▸ SET TASK
An exact copy of all the data is required, with pictures left out.

▸ INFORMATION SHOWN

○ ○ ○ ○ ○

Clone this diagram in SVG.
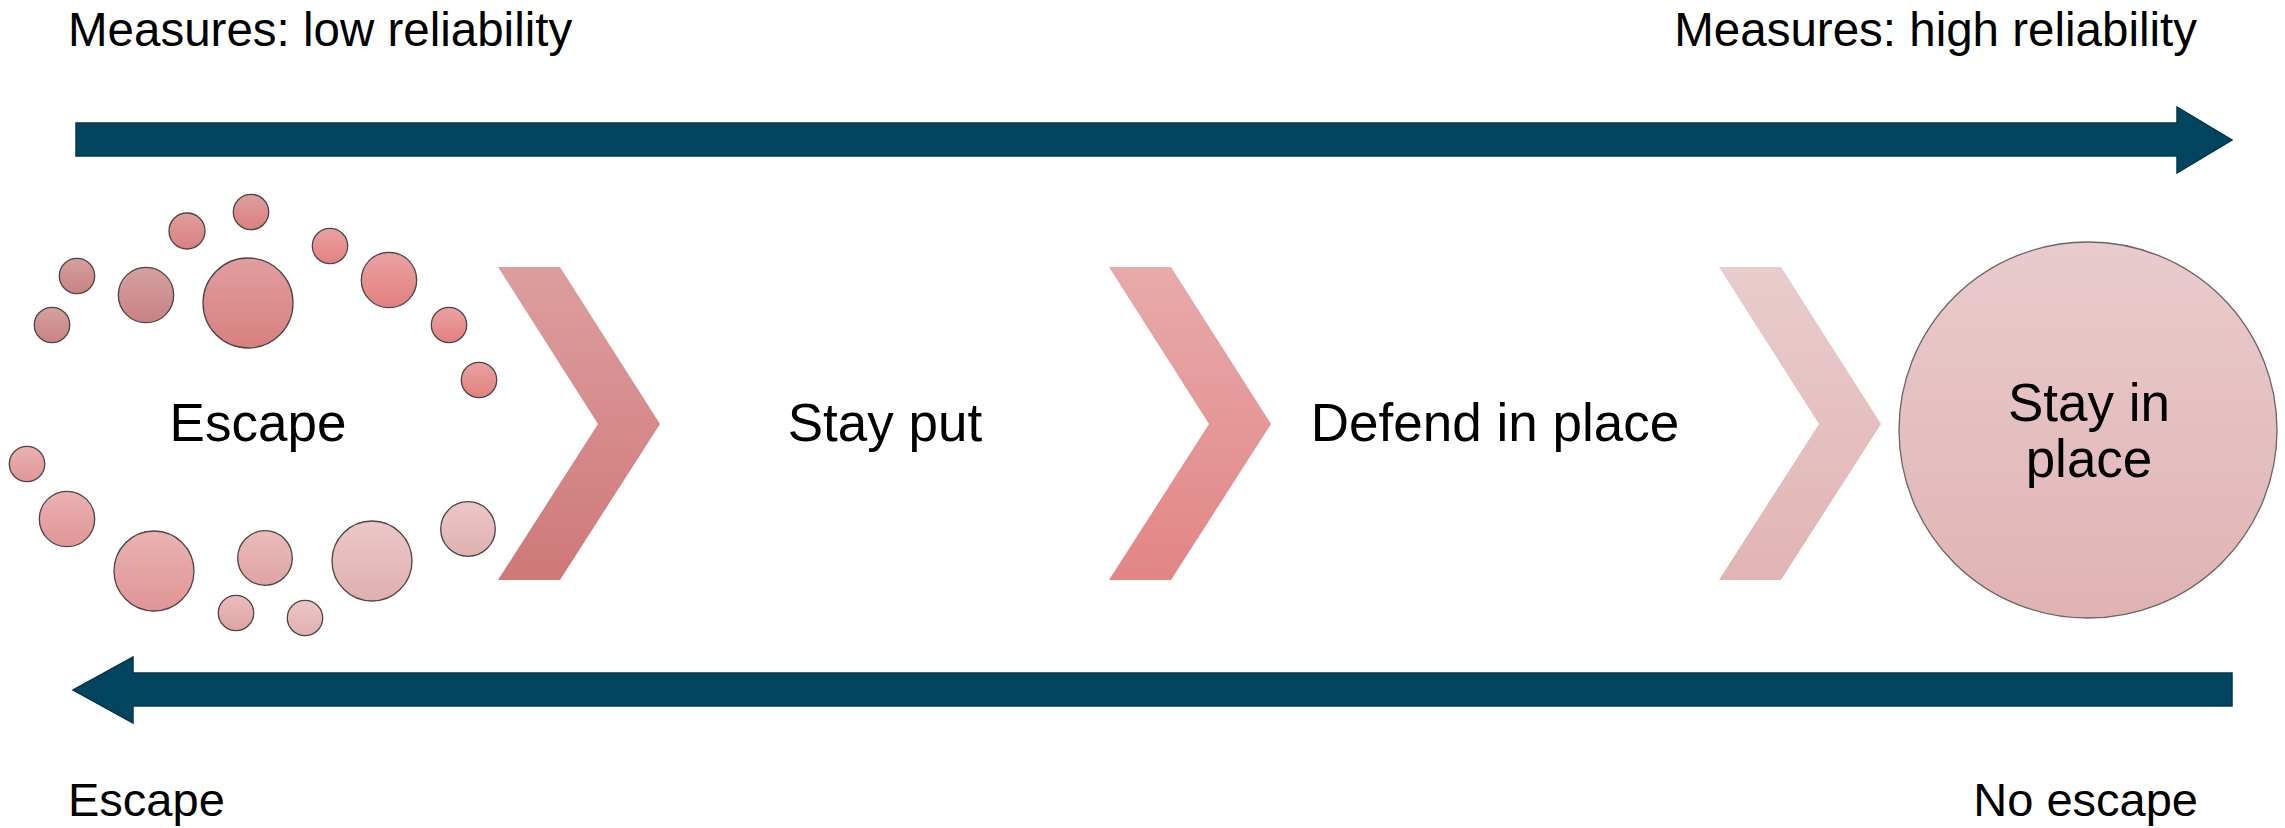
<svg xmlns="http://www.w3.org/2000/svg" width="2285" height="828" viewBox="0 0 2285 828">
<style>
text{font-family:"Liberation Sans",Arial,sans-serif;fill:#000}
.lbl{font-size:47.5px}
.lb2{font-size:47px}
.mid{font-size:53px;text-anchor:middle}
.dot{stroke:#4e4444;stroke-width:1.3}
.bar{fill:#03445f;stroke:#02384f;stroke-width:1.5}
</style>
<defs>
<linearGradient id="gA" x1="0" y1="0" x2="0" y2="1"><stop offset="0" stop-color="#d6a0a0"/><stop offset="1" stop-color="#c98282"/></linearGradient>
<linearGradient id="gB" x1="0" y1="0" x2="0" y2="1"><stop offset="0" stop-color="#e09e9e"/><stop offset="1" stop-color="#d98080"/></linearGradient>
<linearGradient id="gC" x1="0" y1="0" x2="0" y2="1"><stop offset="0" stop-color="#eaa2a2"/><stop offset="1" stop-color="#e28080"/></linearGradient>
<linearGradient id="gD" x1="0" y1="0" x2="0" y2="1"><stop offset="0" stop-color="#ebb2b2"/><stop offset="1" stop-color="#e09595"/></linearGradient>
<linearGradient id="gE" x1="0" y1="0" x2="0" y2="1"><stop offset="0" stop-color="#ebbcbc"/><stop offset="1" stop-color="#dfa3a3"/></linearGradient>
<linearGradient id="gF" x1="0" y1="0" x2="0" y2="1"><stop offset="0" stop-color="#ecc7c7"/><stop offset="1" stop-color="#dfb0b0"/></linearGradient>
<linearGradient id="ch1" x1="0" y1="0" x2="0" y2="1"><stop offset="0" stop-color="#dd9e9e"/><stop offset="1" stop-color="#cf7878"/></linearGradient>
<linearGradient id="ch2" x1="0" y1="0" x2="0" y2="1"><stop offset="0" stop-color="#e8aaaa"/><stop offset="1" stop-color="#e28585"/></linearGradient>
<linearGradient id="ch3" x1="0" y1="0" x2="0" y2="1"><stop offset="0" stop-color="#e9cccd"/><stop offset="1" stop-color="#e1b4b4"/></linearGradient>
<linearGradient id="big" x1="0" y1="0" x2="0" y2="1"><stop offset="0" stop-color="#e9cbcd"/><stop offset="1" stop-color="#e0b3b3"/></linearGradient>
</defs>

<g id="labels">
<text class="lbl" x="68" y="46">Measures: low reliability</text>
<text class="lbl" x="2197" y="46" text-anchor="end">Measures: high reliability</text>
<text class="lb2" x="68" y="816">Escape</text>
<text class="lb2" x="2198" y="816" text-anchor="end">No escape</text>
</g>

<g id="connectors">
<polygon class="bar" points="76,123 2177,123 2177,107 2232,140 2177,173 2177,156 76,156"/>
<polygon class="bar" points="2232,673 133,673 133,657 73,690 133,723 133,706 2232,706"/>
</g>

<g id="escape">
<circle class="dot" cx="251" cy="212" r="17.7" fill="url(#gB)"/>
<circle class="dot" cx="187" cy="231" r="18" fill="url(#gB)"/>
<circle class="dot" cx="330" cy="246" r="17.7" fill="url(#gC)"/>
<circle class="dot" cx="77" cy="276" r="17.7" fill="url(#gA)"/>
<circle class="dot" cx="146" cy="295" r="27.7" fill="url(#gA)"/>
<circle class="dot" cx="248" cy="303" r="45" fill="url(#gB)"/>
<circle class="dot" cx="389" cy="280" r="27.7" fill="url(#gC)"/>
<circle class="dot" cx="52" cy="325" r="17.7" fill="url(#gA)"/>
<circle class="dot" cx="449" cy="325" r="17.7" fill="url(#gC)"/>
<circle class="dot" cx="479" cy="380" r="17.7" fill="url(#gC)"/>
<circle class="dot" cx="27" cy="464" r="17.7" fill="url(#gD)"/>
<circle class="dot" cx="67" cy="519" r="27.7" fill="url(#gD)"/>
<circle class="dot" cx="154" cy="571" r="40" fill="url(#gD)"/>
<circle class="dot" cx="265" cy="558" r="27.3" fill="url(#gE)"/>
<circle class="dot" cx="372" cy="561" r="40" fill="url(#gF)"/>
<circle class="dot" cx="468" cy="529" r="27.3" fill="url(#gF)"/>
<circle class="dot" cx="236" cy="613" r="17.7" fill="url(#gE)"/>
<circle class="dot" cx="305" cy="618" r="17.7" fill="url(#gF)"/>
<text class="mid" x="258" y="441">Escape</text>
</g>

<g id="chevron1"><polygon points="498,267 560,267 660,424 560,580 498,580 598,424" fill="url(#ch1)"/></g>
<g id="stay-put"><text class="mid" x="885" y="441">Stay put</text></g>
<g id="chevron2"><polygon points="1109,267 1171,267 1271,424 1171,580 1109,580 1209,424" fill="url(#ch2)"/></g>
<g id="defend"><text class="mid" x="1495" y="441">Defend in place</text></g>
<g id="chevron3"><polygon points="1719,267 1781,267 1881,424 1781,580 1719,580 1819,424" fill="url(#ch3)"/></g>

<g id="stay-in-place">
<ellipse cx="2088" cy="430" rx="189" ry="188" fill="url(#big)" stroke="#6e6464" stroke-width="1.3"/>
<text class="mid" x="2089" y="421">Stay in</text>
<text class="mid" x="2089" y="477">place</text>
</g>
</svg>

○ ○ ○ ○ ○

▸ ANSWER
Clone this diagram in SVG.
<svg xmlns="http://www.w3.org/2000/svg" width="2285" height="828" viewBox="0 0 2285 828">
<style>
text{font-family:"Liberation Sans",Arial,sans-serif;fill:#000}
.lbl{font-size:47.5px}
.lb2{font-size:47px}
.mid{font-size:53px;text-anchor:middle}
.dot{stroke:#4e4444;stroke-width:1.3}
.bar{fill:#03445f;stroke:#02384f;stroke-width:1.5}
</style>
<defs>
<linearGradient id="gA" x1="0" y1="0" x2="0" y2="1"><stop offset="0" stop-color="#d6a0a0"/><stop offset="1" stop-color="#c98282"/></linearGradient>
<linearGradient id="gB" x1="0" y1="0" x2="0" y2="1"><stop offset="0" stop-color="#e09e9e"/><stop offset="1" stop-color="#d98080"/></linearGradient>
<linearGradient id="gC" x1="0" y1="0" x2="0" y2="1"><stop offset="0" stop-color="#eaa2a2"/><stop offset="1" stop-color="#e28080"/></linearGradient>
<linearGradient id="gD" x1="0" y1="0" x2="0" y2="1"><stop offset="0" stop-color="#ebb2b2"/><stop offset="1" stop-color="#e09595"/></linearGradient>
<linearGradient id="gE" x1="0" y1="0" x2="0" y2="1"><stop offset="0" stop-color="#ebbcbc"/><stop offset="1" stop-color="#dfa3a3"/></linearGradient>
<linearGradient id="gF" x1="0" y1="0" x2="0" y2="1"><stop offset="0" stop-color="#ecc7c7"/><stop offset="1" stop-color="#dfb0b0"/></linearGradient>
<linearGradient id="ch1" x1="0" y1="0" x2="0" y2="1"><stop offset="0" stop-color="#dd9e9e"/><stop offset="1" stop-color="#cf7878"/></linearGradient>
<linearGradient id="ch2" x1="0" y1="0" x2="0" y2="1"><stop offset="0" stop-color="#e8aaaa"/><stop offset="1" stop-color="#e28585"/></linearGradient>
<linearGradient id="ch3" x1="0" y1="0" x2="0" y2="1"><stop offset="0" stop-color="#e9cccd"/><stop offset="1" stop-color="#e1b4b4"/></linearGradient>
<linearGradient id="big" x1="0" y1="0" x2="0" y2="1"><stop offset="0" stop-color="#e9cbcd"/><stop offset="1" stop-color="#e0b3b3"/></linearGradient>
</defs>

<g id="labels">
<text class="lbl" x="68" y="46">Measures: low reliability</text>
<text class="lbl" x="2197" y="46" text-anchor="end">Measures: high reliability</text>
<text class="lb2" x="68" y="816">Escape</text>
<text class="lb2" x="2198" y="816" text-anchor="end">No escape</text>
</g>

<g id="connectors">
<polygon class="bar" points="76,123 2177,123 2177,107 2232,140 2177,173 2177,156 76,156"/>
<polygon class="bar" points="2232,673 133,673 133,657 73,690 133,723 133,706 2232,706"/>
</g>

<g id="escape">
<circle class="dot" cx="251" cy="212" r="17.7" fill="url(#gB)"/>
<circle class="dot" cx="187" cy="231" r="18" fill="url(#gB)"/>
<circle class="dot" cx="330" cy="246" r="17.7" fill="url(#gC)"/>
<circle class="dot" cx="77" cy="276" r="17.7" fill="url(#gA)"/>
<circle class="dot" cx="146" cy="295" r="27.7" fill="url(#gA)"/>
<circle class="dot" cx="248" cy="303" r="45" fill="url(#gB)"/>
<circle class="dot" cx="389" cy="280" r="27.7" fill="url(#gC)"/>
<circle class="dot" cx="52" cy="325" r="17.7" fill="url(#gA)"/>
<circle class="dot" cx="449" cy="325" r="17.7" fill="url(#gC)"/>
<circle class="dot" cx="479" cy="380" r="17.7" fill="url(#gC)"/>
<circle class="dot" cx="27" cy="464" r="17.7" fill="url(#gD)"/>
<circle class="dot" cx="67" cy="519" r="27.7" fill="url(#gD)"/>
<circle class="dot" cx="154" cy="571" r="40" fill="url(#gD)"/>
<circle class="dot" cx="265" cy="558" r="27.3" fill="url(#gE)"/>
<circle class="dot" cx="372" cy="561" r="40" fill="url(#gF)"/>
<circle class="dot" cx="468" cy="529" r="27.3" fill="url(#gF)"/>
<circle class="dot" cx="236" cy="613" r="17.7" fill="url(#gE)"/>
<circle class="dot" cx="305" cy="618" r="17.7" fill="url(#gF)"/>
<text class="mid" x="258" y="441">Escape</text>
</g>

<g id="chevron1"><polygon points="498,267 560,267 660,424 560,580 498,580 598,424" fill="url(#ch1)"/></g>
<g id="stay-put"><text class="mid" x="885" y="441">Stay put</text></g>
<g id="chevron2"><polygon points="1109,267 1171,267 1271,424 1171,580 1109,580 1209,424" fill="url(#ch2)"/></g>
<g id="defend"><text class="mid" x="1495" y="441">Defend in place</text></g>
<g id="chevron3"><polygon points="1719,267 1781,267 1881,424 1781,580 1719,580 1819,424" fill="url(#ch3)"/></g>

<g id="stay-in-place">
<ellipse cx="2088" cy="430" rx="189" ry="188" fill="url(#big)" stroke="#6e6464" stroke-width="1.3"/>
<text class="mid" x="2089" y="421">Stay in</text>
<text class="mid" x="2089" y="477">place</text>
</g>
</svg>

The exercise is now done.